Thursday, 25 May 2017

May 2017 Update

Over the last couple of months, concerns around dry weather in the UK (particularly the south and east) have begun to dominate the minds of both farmers and traders. After a dry winter, March and April have provided little relief. As crops began to move through the growth stages, fears of a lack of rainfall began to take over, which have subsequently been reflected in new crop markets. By the middle of May, November wheat had peaked at £143 ex farm with September trading at £140. With growers reticent to sell due to the uncertainty of yields, consumers with little bought, pushed the market up in an effort to take some cover.
Thankfully, by the latter half of May, most regions of the UK had received useful amounts of rainfall and new crop markets eased back to £140 for November as a consequence. However, whilst the consumers still look to fulfil their new crop requirements and the weather ensures farmers are hesitant to sell, it is hard to see new crop values fall much below these levels for now.

Old crop wheat values remain fixed at around £150 ex farm. It seems unlikely that there will be much variation in these values now but with few holders of old crop wheat left. A small rise can’t be ruled out as we move closer to harvest and old crop becomes scarcer.

Oilseed rape remains relatively stubborn; old crop values have fallen to £325 June, and with the new crop approaching on the horizon, this doesn’t look set to change as available OSR is currently valued at £296/t ex farm and is unlikely to draw many sellers. Given the fickle nature of the OSR market and unpredictability of OSR yields, values would have to take at least a £20/t rise to induce many farmers to sell.

CF released their new season fertiliser in mid-May, producing a rapid uptake of orders.
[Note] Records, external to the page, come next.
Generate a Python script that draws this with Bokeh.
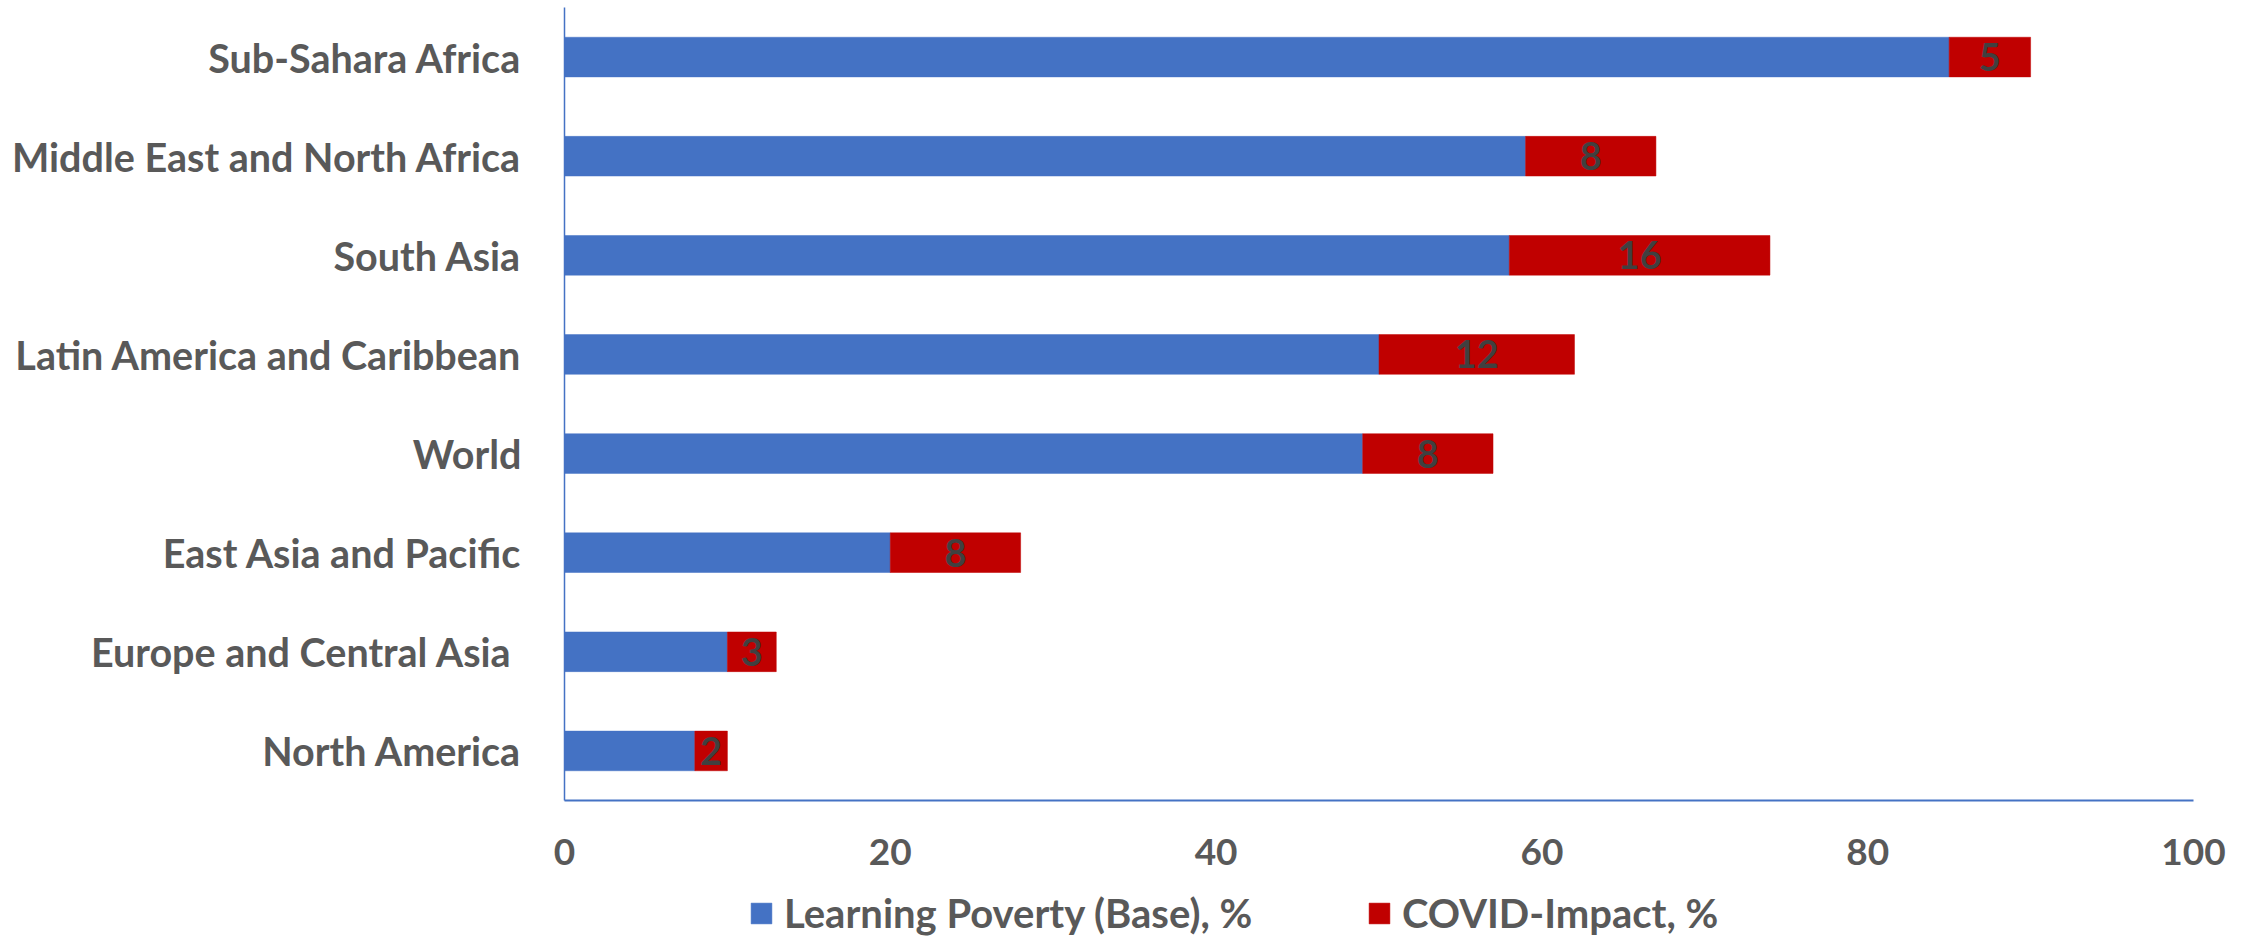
from bokeh.plotting import figure
from bokeh.layouts import column
from bokeh.models import (ColumnDataSource, Range1d, FactorRange, LabelSet,
                          Legend, LegendItem, FixedTicker)
from bokeh.core.properties import value
from bokeh.embed import file_html
from bokeh.resources import INLINE

# Regions, bottom to top as drawn on the categorical axis
# (the Europe label carries a trailing non-breaking space, as in the source sheet)
regions = [
    "North America",
    "Europe and Central Asia\u00a0",
    "East Asia and Pacific",
    "World",
    "Latin America and Caribbean",
    "South Asia",
    "Middle East and North Africa",
    "Sub-Sahara Africa",
]
base_pct = [8, 10, 20, 49, 50, 58, 59, 85]
covid_pct = [2, 3, 8, 8, 12, 16, 8, 5]
x_ticks = [0, 20, 40, 60, 80, 100]
series_names = ["Learning Poverty (Base), %", "COVID-Impact, %"]

FONT = "Lato"
GREY = "#595959"
BLUE = "#4472C4"
RED = "#C00000"

src = ColumnDataSource(dict(
    region=regions,
    base=base_pct,
    covid=covid_pct,
    total=[b + c for b, c in zip(base_pct, covid_pct)],
    mid=[b + c / 2 for b, c in zip(base_pct, covid_pct)],
    label=[str(c) for c in covid_pct],
))

W = 2255
H_MAIN, H_LEG = 880, 57
FRAME_LEFT = 564


def stacked_bars(fig, visible=True):
    """Base + COVID segments for every region."""
    rb = fig.hbar(y="region", left=0, right="base", height=0.4, source=src,
                  fill_color=BLUE, line_color=BLUE, line_width=0.5, visible=visible)
    rc = fig.hbar(y="region", left="base", right="total", height=0.4, source=src,
                  fill_color=RED, line_color=RED, line_width=0.5, visible=visible)
    return rb, rc


p = figure(width=W, height=H_MAIN, output_backend="svg", toolbar_location=None,
           x_range=Range1d(0, 100), y_range=FactorRange(*regions, range_padding=0),
           min_border_left=FRAME_LEFT, min_border_right=62, min_border_top=7,
           min_border_bottom=H_MAIN - 800)
p.outline_line_color = None
p.grid.visible = False
p.background_fill_color = "white"
p.border_fill_color = "white"

stacked_bars(p)

labels = LabelSet(x="mid", y="region", text="label", source=src,
                  text_align="center", text_baseline="middle",
                  text_font=value(FONT), text_font_style="bold",
                  text_font_size="38px", text_color="#404040")
p.add_layout(labels)

# x axis
xa = p.xaxis[0]
xa.ticker = FixedTicker(ticks=x_ticks)
xa.axis_line_color = BLUE
xa.axis_line_width = 2
xa.major_tick_line_color = None
xa.minor_tick_line_color = None
xa.major_tick_out = 0
xa.major_tick_in = 0
xa.major_label_standoff = 38
xa.major_label_text_font = FONT
xa.major_label_text_font_style = "bold"
xa.major_label_text_font_size = "37px"
xa.major_label_text_color = GREY

# y axis
ya = p.yaxis[0]
ya.axis_line_color = BLUE
ya.axis_line_width = 1.5
ya.major_tick_line_color = None
ya.minor_tick_line_color = None
ya.major_tick_out = 0
ya.major_tick_in = 0
ya.major_label_standoff = 43
ya.major_label_text_font = FONT
ya.major_label_text_font_style = "bold"
ya.major_label_text_font_size = "39.5px"
ya.major_label_text_color = GREY

# Legend strip underneath the chart; its (hidden) bars only serve as legend keys
leg = figure(width=W, height=H_LEG, output_backend="svg", toolbar_location=None,
             x_range=Range1d(0, 100), y_range=FactorRange(*regions),
             min_border=0, min_border_left=0, min_border_right=0,
             min_border_top=0, min_border_bottom=0)
leg.axis.visible = False
leg.grid.visible = False
leg.outline_line_color = None
leg.background_fill_color = "white"
leg.border_fill_color = "white"
key_base, key_cov = stacked_bars(leg, visible=False)

legend = Legend(items=[
    LegendItem(label=series_names[0], renderers=[key_base]),
    LegendItem(label=series_names[1], renderers=[key_cov]),
], orientation="horizontal", location=(748 - FRAME_LEFT, 0))
legend.glyph_width = 26
legend.glyph_height = 26
legend.label_standoff = 10
legend.label_width = 582
legend.spacing = 0
legend.padding = 0
legend.margin = 0
legend.border_line_color = None
legend.background_fill_alpha = 0
legend.label_text_font = FONT
legend.label_text_font_style = "bold"
legend.label_text_font_size = "40px"
legend.label_text_color = GREY
leg.add_layout(legend, "center")

layout = column(p, leg, spacing=0)
open("out.html", "w").write(file_html(layout, INLINE))
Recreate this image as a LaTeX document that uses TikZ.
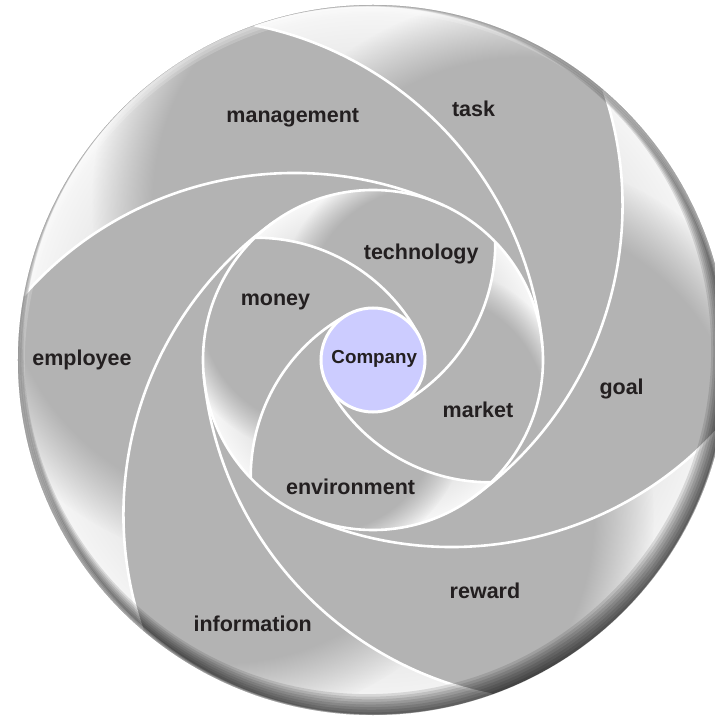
\documentclass[tikz,border=0pt]{standalone}
\usepackage{fontspec}
\setmainfont{Liberation Sans}
\usetikzlibrary{fadings}

\definecolor{petal}{HTML}{B3B3B3}
\definecolor{txt}{HTML}{231F20}
\definecolor{core}{HTML}{CCCCFF}
\definecolor{ltA}{HTML}{CDCDCD}
\definecolor{ltB}{HTML}{E3E3E3}
\definecolor{ltC}{HTML}{F7F7F7}

% shading/fading radius of the path = 25bp
\pgfdeclareradialshading{outerbase}{\pgfpointorigin}{color(0bp)=(petal); color(12bp)=(ltA); color(19bp)=(ltB); color(25bp)=(ltC); color(50bp)=(ltC)}
\pgfdeclareradialshading{innerbase}{\pgfpointorigin}{color(0bp)=(petal); color(7.5bp)=(ltA); color(20bp)=(ltB); color(25bp)=(ltC); color(50bp)=(ltC)}

\pgfdeclareradialshading{softS}{\pgfpointorigin}{color(0bp)=(pgftransparent!0); color(20bp)=(pgftransparent!0); color(22.5bp)=(pgftransparent!50); color(25bp)=(pgftransparent!100); color(50bp)=(pgftransparent!100)}
\pgfdeclarefading{soft}{\pgfuseshading{softS}}

\begin{document}
\begin{tikzpicture}[x=1pt,y=1pt,
  wline/.style={draw=white, line width=2.6pt},
  lbl/.style={font=\fontsize{21.5}{25}\selectfont\bfseries, text=txt, inner sep=0pt},
  corelbl/.style={font=\fontsize{18.8}{22}\selectfont\bfseries, text=txt, inner sep=0pt}]
\useasboundingbox (-373,-362) rectangle (341,360);

% disc base
\fill[petal] (0,0) circle[radius=355];

% outer blades
\foreach \k in {0,...,5}{
  \pgfmathsetmacro\sa{109.5-60*\k}
  \pgfmathsetmacro\sb{\sa-60}
  \pgfmathsetmacro\ta{\sa-104}
  \pgfmathsetmacro\tb{\sb-104}
  \pgfmathsetmacro\pa{\ta+73.2}
  \pgfmathsetmacro\pb{\tb+73.2}
  \pgfmathsetmacro\ph{\sa-90}
  \begin{scope}
    \clip (\sa:355) arc[start angle=\sa, end angle=\sb, radius=355]
      arc[start angle=\pb, end angle=\tb, radius=359.8]
      arc[start angle=\tb, end angle=\ta, radius=170]
      arc[start angle=\ta, end angle=\pa, radius=359.8] -- cycle;
    \shade[shading=outerbase] (0,0) circle[radius=355];
    \fill[petal, path fading=soft] (\ph:160) circle[radius=310];
  \end{scope}
}

% inner blades
\foreach \k in {0,...,3}{
  \pgfmathsetmacro\sa{134-90*\k}
  \pgfmathsetmacro\sb{\sa-90}
  \pgfmathsetmacro\ta{\sa-106}
  \pgfmathsetmacro\tb{\sb-106}
  \pgfmathsetmacro\pa{\ta+62.35}
  \pgfmathsetmacro\pb{\tb+62.35}
  \pgfmathsetmacro\ph{\sa-90}
  \begin{scope}
    \clip (\sa:170) arc[start angle=\sa, end angle=\sb, radius=170]
      arc[start angle=\pb, end angle=\tb, radius=184.5]
      arc[start angle=\tb, end angle=\ta, radius=52]
      arc[start angle=\ta, end angle=\pa, radius=184.5] -- cycle;
    \shade[shading=innerbase] (0,0) circle[radius=170];
    \fill[petal, path fading=soft] (\ph:75) circle[radius=150];
  \end{scope}
}

% white separating lines
\foreach \k in {0,...,5}{
  \pgfmathsetmacro\sa{109.5-60*\k}
  \pgfmathsetmacro\ta{\sa-104}
  \pgfmathsetmacro\pa{\ta+73.2}
  \draw[wline] (\sa:355) arc[start angle=\pa, end angle=\ta, radius=359.8];
}
\foreach \k in {0,...,3}{
  \pgfmathsetmacro\sa{134-90*\k}
  \pgfmathsetmacro\ta{\sa-106}
  \pgfmathsetmacro\pa{\ta+62.35}
  \draw[wline] (\sa:170) arc[start angle=\pa, end angle=\ta, radius=184.5];
}
\draw[wline] (0,0) circle[radius=170];

% rim shadow (bottom right) and soft highlight (top left)
\foreach \i in {1,...,8}{
  \fill[black, opacity=0.11, even odd rule] (0,0) circle[radius=355]
    (120:{1.4*\i}) circle[radius={355-1.4*\i}];
}
\foreach \i in {1,...,3}{
  \fill[white, opacity=0.18, even odd rule] (0,0) circle[radius=355.5]
    (-60:{1.5*\i}) circle[radius={355-1.5*\i}];
}

% centre
\node[circle, fill=core, draw=white, line width=3pt, minimum size=104pt, inner sep=0pt] (company) at (0,0) {};
\node[corelbl] (companylbl) at (1.3,1.2) {Company};

% labels
\node[lbl] (management) at (-80.2,242.5) {management};
\node[lbl] (task) at (100.6,251) {task};
\node[lbl] (employee) at (-291,0.5) {employee};
\node[lbl] (goal) at (248.6,-29) {goal};
\node[lbl] (reward) at (112,-231) {reward};
\node[lbl] (information) at (-120.3,-263.5) {information};
\node[lbl] (technology) at (48.2,106) {technology};
\node[lbl] (money) at (-97.5,58.5) {money};
\node[lbl] (market) at (105,-49.5) {market};
\node[lbl] (environment) at (-22.4,-127.3) {environment};
\end{tikzpicture}
\end{document}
With the price-ratio between of wheat and AN at an historic low, September terms quickly sold out causing a £7-8/t price rise the next day. New season Urea prices have provided a competitive nature to the market with values between £205 - £210/t as a ball park figure. On a £/unit-of-N basis this worked out at around £0.45 for urea against £0.52 for UK AN. Importers never really got going, struggling to secure offers overseas which did not come as a surprise.

The rest of the market has remained fairly flat; NPK’s with higher N have understandably dropped back but there has not been much of an uptake on the order front with most enquires focusing on the Nitrogen market. Despite urea and AN moving £5-10/t higher from the recent lows, they still represent good value for anyone in a position to take delivery.